Fermi LAT detection of a GeV gamma-ray flare from FSRQ B2 1015+35B (OL 326)
ATel #16812; Fausto Casaburo (INFN Roma Tor Vergata & SSDC ASI), Stefano Ciprini (INFN Roma Tor Vergata & SSDC ASI), Federica Giacchino (INFN Roma Tor Vergata & SSDC ASI) and Dario Gasparrini (INFN Roma Tor Vergata & SSDC ASI), on behalf of the Fermi Large Area Telescope Collaboration.
on 12 Sep 2024; 10:47 UT
Credential Certification: Stefano Ciprini (stefano.ciprini@ssdc.asi.it)
Subjects: Gamma Ray, >GeV, Request for Observations, AGN, Blazar, Quasar
Referred to by ATel #: 16814
The Large Area Telescope (LAT), one of the two instruments on the Fermi Gamma-ray Space Telescope, has observed enhanced gamma-ray activity from a source positionally consistent with the Flat Spectrum Radio Quasar (FSRQ) B2 1015+35B, also known as OL 326, S4 1015+35, and 4FGL J1018.4+3540 in the 14-year fourth Fermi-LAT catalog Data Release 4 (4FGL-DR4; Ballet et al. 2024, arXiv:2307.12546), with celestial coordinates (J2000) R.A.=154.54578 deg, Dec=35.71096 deg (Truebenbach & Darling 2017, ApJS, 233, 3) and redshift z=1.23 (SSDS, Data Release 13).
Preliminary analysis indicates that B2 1015+35B was in an elevated gamma-ray emission state on September 3 and 4, 2024, reaching daily averaged gamma-ray flux (E>100MeV) of (0.9+/-0.2) x 10^-6 photons cm^-2 s^-1 (statistical uncertainties only) on both days. This value is approximately 70 times higher than the 4FGL-DR4 flux of 1.28 x 10^-8 photons cm^-2 s^-1. The corresponding photon spectral index is 2.3+/-0.2 for both days.

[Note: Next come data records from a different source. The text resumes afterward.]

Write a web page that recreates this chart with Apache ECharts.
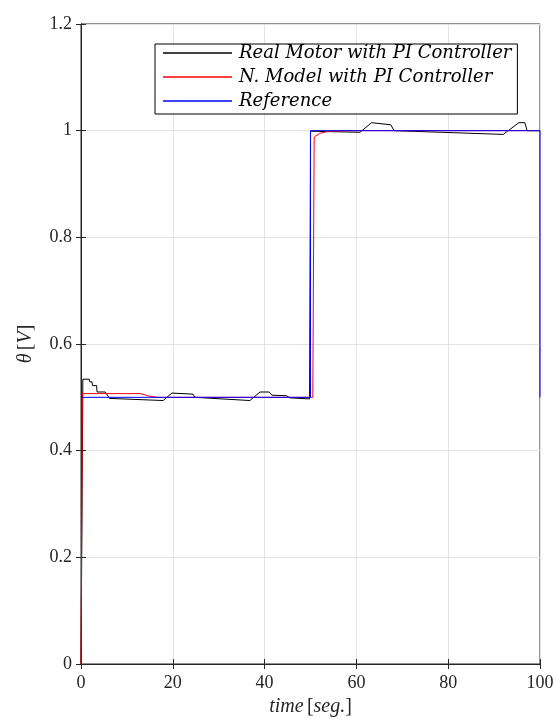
<!DOCTYPE html>
<html>
<head>
<meta charset="utf-8">
<script src="https://cdn.jsdelivr.net/npm/echarts@6/dist/echarts.min.js"></script>
<style>
  html, body { margin: 0; padding: 0; background: #fff; }
  #chart { width: 556px; height: 720px; }
</style>
</head>
<body>
<div id="chart"></div>
<script>
// Real motor response (black)
const realT = [0, 0.4, 1.8, 1.9, 2.4, 2.5, 3.4, 3.5, 5.3, 6.2, 17.9, 19.8, 24.4, 24.8, 36.8, 39, 41, 41.6, 44.8, 45.5, 49.8, 50, 60.8, 63.3, 67.5, 68.2, 92, 95.4, 96.7, 97.2, 100];
const realV = [0, 0.534, 0.534, 0.529, 0.529, 0.522, 0.522, 0.51, 0.51, 0.498, 0.494, 0.508, 0.506, 0.5, 0.494, 0.51, 0.51, 0.504, 0.503, 0.499, 0.497, 0.999, 0.997, 1.015, 1.011, 1.0, 0.993, 1.015, 1.015, 1.0, 1.0];
// Neural model response (red)
const modelT = [0, 0.3, 12.9, 15, 16.8, 50, 50.5, 50.8, 52, 54, 58, 100];
const modelV = [0, 0.507, 0.507, 0.502, 0.5, 0.5, 0.5, 0.988, 0.995, 0.999, 1.0, 1.0];
// Reference signal (blue)
const refT = [0, 50, 50, 100, 100];
const refV = [0.5, 0.5, 1, 1, 0.5];

const seriesNames = ['Real Motor with PI Controller', 'N. Model with PI Controller', 'Reference'];

const pairs = (t, v) => t.map((x, i) => [x, v[i]]);

const serif = 'Liberation Serif';
const axisColor = '#262626';
const gridColor = '#e3e3e3';

const chart = echarts.init(document.getElementById('chart'));

const option = {
  backgroundColor: '#fff',
  animation: false,
  grid: {
    left: 81, right: 16, top: 24, bottom: 56,
    outerBoundsMode: 'none', containLabel: false,
    show: true, borderColor: axisColor, borderWidth: 1, backgroundColor: 'transparent'
  },
  legend: {
    data: seriesNames,
    orient: 'vertical',
    left: 155, top: 44,
    padding: [0, 6, 4, 8],
    icon: 'rect',
    itemWidth: 69, itemHeight: 1.5, itemGap: 6,
    backgroundColor: '#fff',
    borderColor: '#000', borderWidth: 1,
    textStyle: { fontFamily: 'DejaVu Serif', fontStyle: 'italic', fontSize: 18, lineHeight: 18, color: '#000', padding: [0, 0, 0, 2] }
  },
  xAxis: [{
    type: 'value', min: 0, max: 100, interval: 20,
    name: '{i|time} {r|[}{i|seg.}{r|]}',
    nameLocation: 'middle', nameGap: 33,
    nameTextStyle: {
      rich: {
        i: { fontFamily: serif, fontStyle: 'italic', fontSize: 20, color: axisColor },
        r: { fontFamily: serif, fontSize: 20, color: axisColor }
      }
    },
    axisLine: { show: true, lineStyle: { color: axisColor } },
    axisTick: { show: true, inside: true, length: 5, lineStyle: { color: axisColor } },
    axisLabel: { fontFamily: serif, fontSize: 18, color: axisColor, margin: 10 },
    splitLine: { show: true, lineStyle: { color: gridColor } }
  }, {
    type: 'value', min: 0, max: 100, interval: 20, position: 'top',
    axisLine: { show: true, lineStyle: { color: axisColor } },
    axisTick: { show: true, inside: true, length: 5, lineStyle: { color: axisColor } },
    axisLabel: { show: false },
    splitLine: { show: false }
  }],
  yAxis: [{
    type: 'value', min: 0, max: 1.2, interval: 0.2,
    name: '{i|θ} {r|[}{i|V}{r|]}',
    nameLocation: 'middle', nameGap: 45, nameRotate: 90,
    nameTextStyle: {
      rich: {
        i: { fontFamily: serif, fontStyle: 'italic', fontSize: 20, color: axisColor },
        r: { fontFamily: serif, fontSize: 20, color: axisColor }
      }
    },
    axisLine: { show: true, lineStyle: { color: axisColor } },
    axisTick: { show: true, inside: true, length: 5, lineStyle: { color: axisColor } },
    axisLabel: {
      fontFamily: serif, fontSize: 18, color: axisColor, margin: 9,
      formatter: v => String(+v.toFixed(1))
    },
    splitLine: { show: true, lineStyle: { color: gridColor } }
  }, {
    type: 'value', min: 0, max: 1.2, interval: 0.2, position: 'right',
    axisLine: { show: true, lineStyle: { color: axisColor } },
    axisTick: { show: true, inside: true, length: 5, lineStyle: { color: axisColor } },
    axisLabel: { show: false },
    splitLine: { show: false }
  }],
  series: [
    {
      name: seriesNames[0], type: 'line', data: pairs(realT, realV),
      symbol: 'none', color: '#000', lineStyle: { width: 1, color: '#000' }
    },
    {
      name: seriesNames[1], type: 'line', data: pairs(modelT, modelV),
      symbol: 'none', color: '#ff0000', lineStyle: { width: 1, color: '#ff0000' }
    },
    {
      name: seriesNames[2], type: 'line', data: pairs(refT, refV),
      symbol: 'none', color: '#0000ff', lineStyle: { width: 1, color: '#0000ff' }
    }
  ]
};

chart.setOption(option);
</script>
</body>
</html>
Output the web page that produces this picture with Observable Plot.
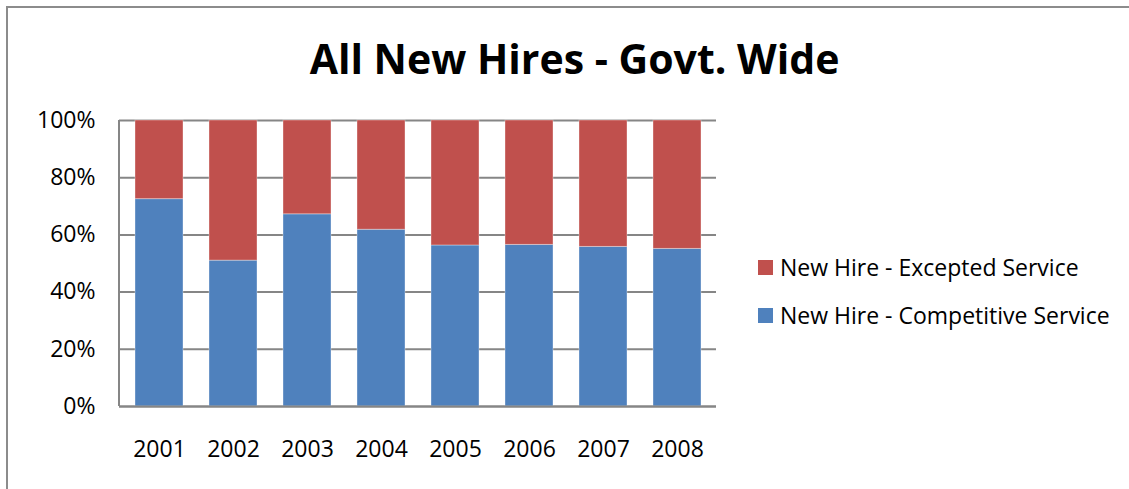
<!DOCTYPE html>
<html>
<head>
<meta charset="utf-8">
<script src="https://cdn.jsdelivr.net/npm/d3@7"></script>
<script src="https://cdn.jsdelivr.net/npm/@observablehq/plot@0.6"></script>
<style>
  html, body { margin: 0; padding: 0; background: #fff; }
  #wrap { position: relative; width: 1129px; height: 489px; overflow: hidden; font-family: "Open Sans", "Liberation Sans", sans-serif; }
  #frame { position: absolute; left: 6px; top: 6px; width: 1140px; height: 500px; border: 2px solid #8c8c8c; box-sizing: border-box; }
  #title { position: absolute; left: 0; width: 1149px; top: 30px; text-align: center; font-size: 41px; font-weight: bold; color: #000; }
  #chart { position: absolute; left: 0; top: 0; }
  .leg { position: absolute; left: 758px; font-size: 23px; color: #000; display: flex; align-items: center; white-space: nowrap; }
  .sw { width: 15px; height: 15px; margin-right: 7px; }
</style>
</head>
<body>
<div id="wrap">
  <div id="frame"></div>
  <div id="title">All New Hires - Govt. Wide</div>
  <div id="chart"></div>
  <div class="leg" style="top:251px"><div class="sw" style="background:#C0504D"></div>New Hire - Excepted Service</div>
  <div class="leg" style="top:299px"><div class="sw" style="background:#4F81BD"></div>New Hire - Competitive Service</div>
</div>
<script>
const years = ["2001","2002","2003","2004","2005","2006","2007","2008"];
const competitive = [72.5, 51.0, 67.2, 61.8, 56.3, 56.5, 55.8, 55.1];
const excepted = competitive.map(v => 100 - v);
const seriesNames = ["New Hire - Competitive Service", "New Hire - Excepted Service"];
const colors = ["#4F81BD", "#C0504D"];
const yTicks = [0, 20, 40, 60, 80, 100];

const data = [];
years.forEach((y, i) => {
  data.push({year: y, series: seriesNames[0], value: competitive[i]});
  data.push({year: y, series: seriesNames[1], value: excepted[i]});
});

const plot = Plot.plot({
  width: 1129,
  height: 489,
  marginTop: 120,
  marginBottom: 83,
  marginLeft: 119,
  marginRight: 413,
  style: {fontFamily: "'Open Sans', 'Liberation Sans', sans-serif", fontSize: "23px", color: "#000", background: "transparent"},
  x: {domain: years, paddingInner: 0.355, paddingOuter: 0.19, label: null},
  y: {domain: [0, 100], label: null},
  color: {domain: seriesNames, range: colors},
  marks: [
    Plot.gridY(yTicks, {stroke: "#868686", strokeOpacity: 1, strokeWidth: 2}),
    Plot.barY(data, {x: "year", y: "value", fill: "series", order: seriesNames, stroke: "#ffffff", strokeOpacity: 0.35, strokeWidth: 1}),
    Plot.ruleY([0], {stroke: "#868686", strokeWidth: 2}),
    Plot.axisY({ticks: yTicks, tickFormat: d => d + "%", tickSize: 0, tickPadding: 24, label: null, fontSize: 23}),
    Plot.axisX({tickSize: 0, tickPadding: 34, label: null, fontSize: 23})
  ]
});
document.getElementById("chart").appendChild(plot);
// left axis line
const svg = d3.select(plot);
svg.append("line").attr("x1", 119).attr("x2", 119).attr("y1", 120).attr("y2", 406).attr("stroke", "#868686").attr("stroke-width", 2);
</script>
</body>
</html>
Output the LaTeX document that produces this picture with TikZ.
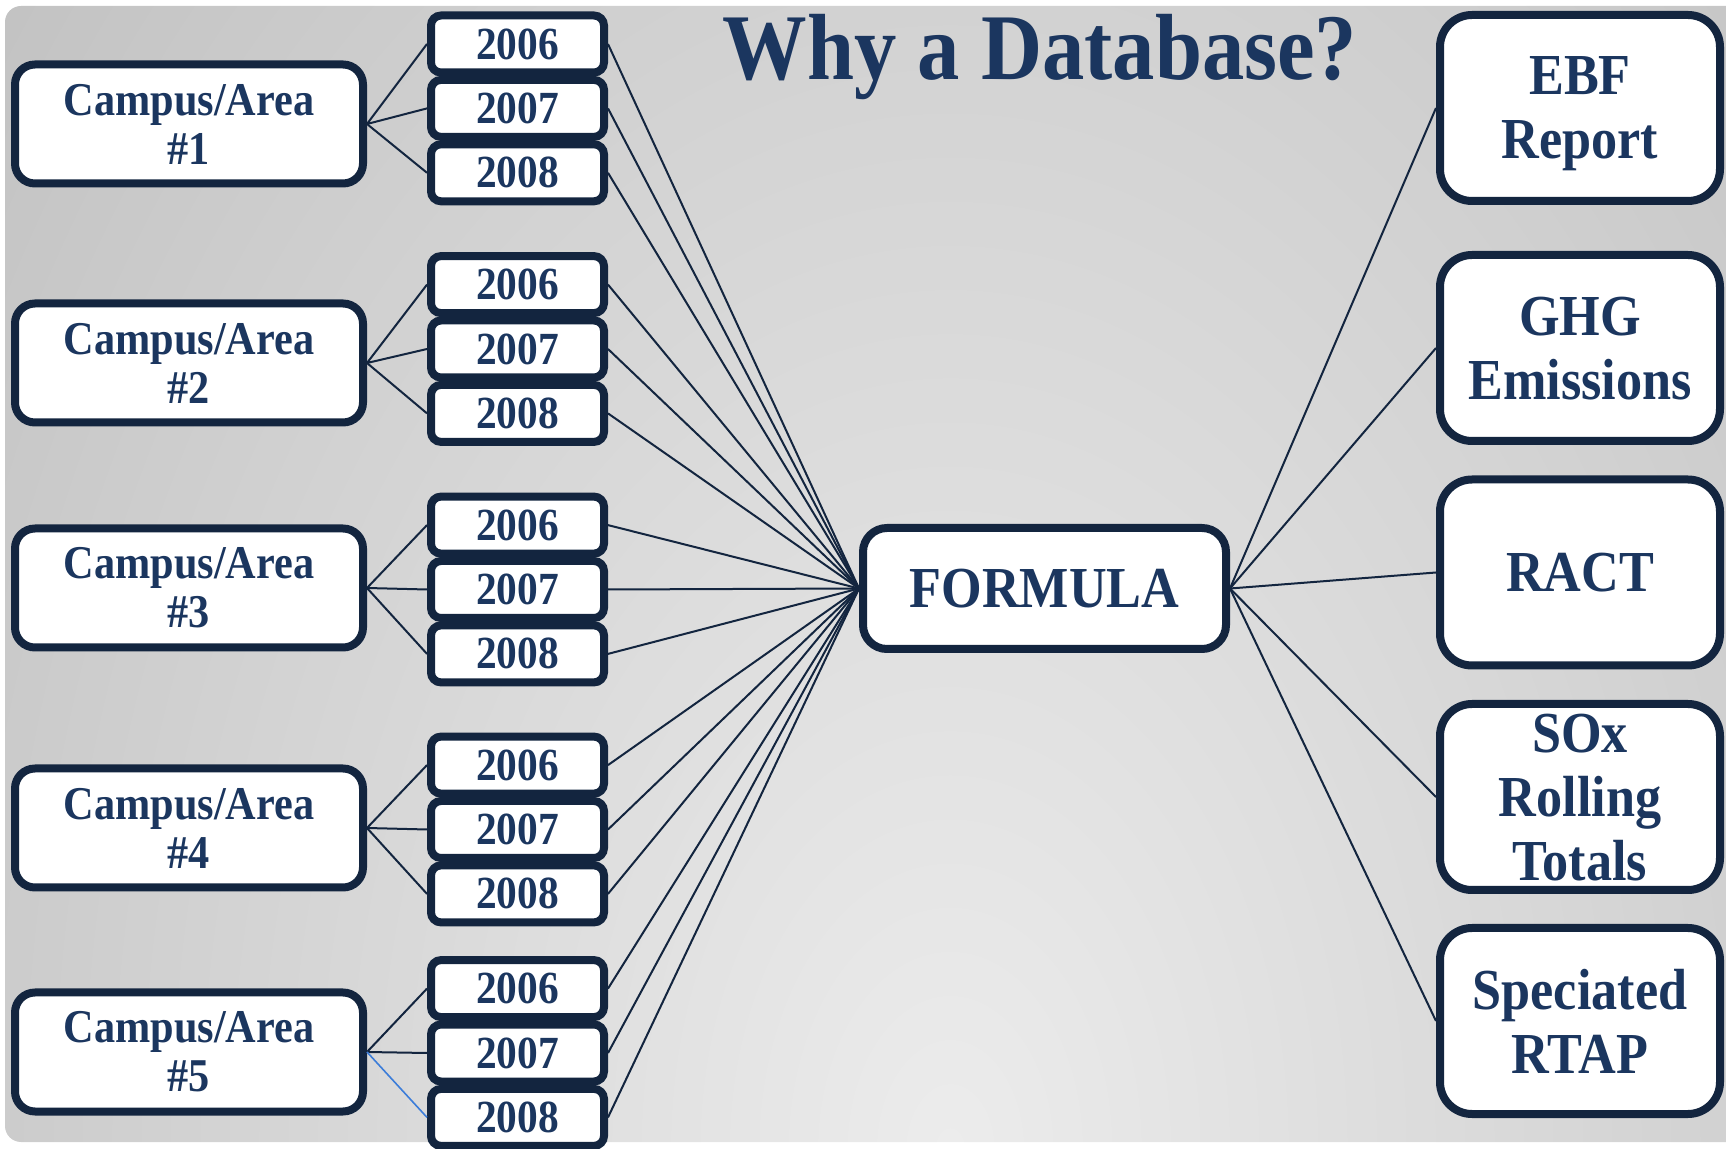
\documentclass[tikz,border=0pt]{standalone}
\usepackage{fontspec}
\setmainfont{Liberation Serif}[FakeStretch=0.9]

\definecolor{navyline}{HTML}{13253F}
\definecolor{navytext}{HTML}{1B365F}
\definecolor{bglight}{HTML}{ECECEC}
\definecolor{bgdark}{HTML}{A8A8A8}
\definecolor{slipblue}{HTML}{3C7DD9}

\begin{document}
\begin{tikzpicture}[x=0.5pt,y=-0.5pt,
    box/.style={draw=navyline, line width=4pt, fill=white, text=navytext, align=center, inner sep=0pt},
    campusbox/.style={box, rounded corners=10pt, minimum width=174pt, minimum height=59.5pt,
        font=\fontsize{23.5}{24.5}\selectfont\bfseries},
    yearbox/.style={box, rounded corners=5pt, minimum width=86.5pt, minimum height=28.5pt,
        font=\fontsize{23}{24}\selectfont\bfseries},
    outbox/.style={box, rounded corners=16pt, minimum width=140pt, minimum height=93pt,
        text depth=0pt, font=\fontsize{29}{32}\selectfont\bfseries},
    link/.style={draw=navyline, line width=1pt}]
    \useasboundingbox (0,0) rectangle (1726,1149);

    % grey slide background
    \begin{scope}
        \clip[rounded corners=8pt] (5,6) rectangle (1760,1142);
        \shade[inner color=bglight, outer color=bgdark] (950-2000,1150-3000) rectangle (950+2000,1150+3000);
    \end{scope}

    \node[text=navytext, font=\fontsize{47}{50}\selectfont\bfseries, anchor=base] (title) at (1040,80) {Why a Database?};

    \node[box, rounded corners=12pt, minimum width=181.5pt, minimum height=60.5pt,
        font=\fontsize{29}{32}\selectfont\bfseries] (formula) at (1044.5,588.5) {FORMULA};

    % campuses and their years
    \foreach \n/\y in {1/124,2/363,3/588,4/828,5/1052}
        \node[campusbox] (campus\n) at (189,\y) {Campus/Area\\\#\n};
    \foreach \n/\y in {1/108.4,2/349,3/589.5,4/829.5,5/1053}
        \foreach \yr/\dy in {2006/-64.4,2007/0,2008/64.4} {
            \node[yearbox] (y\n-\yr) at (517.5,\y+\dy) {\yr};
            \draw[link] (y\n-\yr.east) -- (formula.west);
        }
    \foreach \n in {1,2,3,4,5}
        \draw[link] (y\n-2006.west) -- (campus\n.east) -- (y\n-2007.west);
    \foreach \n in {1,2,3,4}
        \draw[link] (campus\n.east) -- (y\n-2008.west);
    \draw[slipblue, line width=0.8pt] (campus5.east) -- (y5-2008.west);

    % reports
    \foreach \n/\y/\txt in {1/108/{EBF\\Report}, 2/348/{GHG\\Emissions}, 3/572.5/{RACT},
            4/797/{SOx\\Rolling\\Totals}, 5/1021/{Speciated\\RTAP}} {
        \node[outbox] (out\n) at (1580,\y) {\txt};
        \draw[link] (formula.east) -- (out\n.west);
    }
\end{tikzpicture}
\end{document}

This value is marginally consistent with the 4FGL value of the 4FGL-DR4 value of 2.54+/-0.05. This is the first time that the Fermi-LAT collaboration has reported enhanced gamma-ray activity from the blazar B2 1015+35B.
Because Fermi normally operates in an all-sky scanning mode, regular gamma-ray monitoring of B2 1015+35B will continue. We encourage multifrequency observations of this gamma-ray blazar. For this source, the Fermi-LAT contact people are Fausto Casaburo (fausto.casaburo[at]roma2.infn.it), and Federica Giacchino (federica.giacchino[at]roma2.infn.it).
The Fermi-LAT is a pair conversion telescope designed to cover the energy band from 20 MeV to greater than 300 GeV. It is the product of an international collaboration between NASA and DOE in the U.S. and many scientific institutions across France, Italy, Japan and Sweden.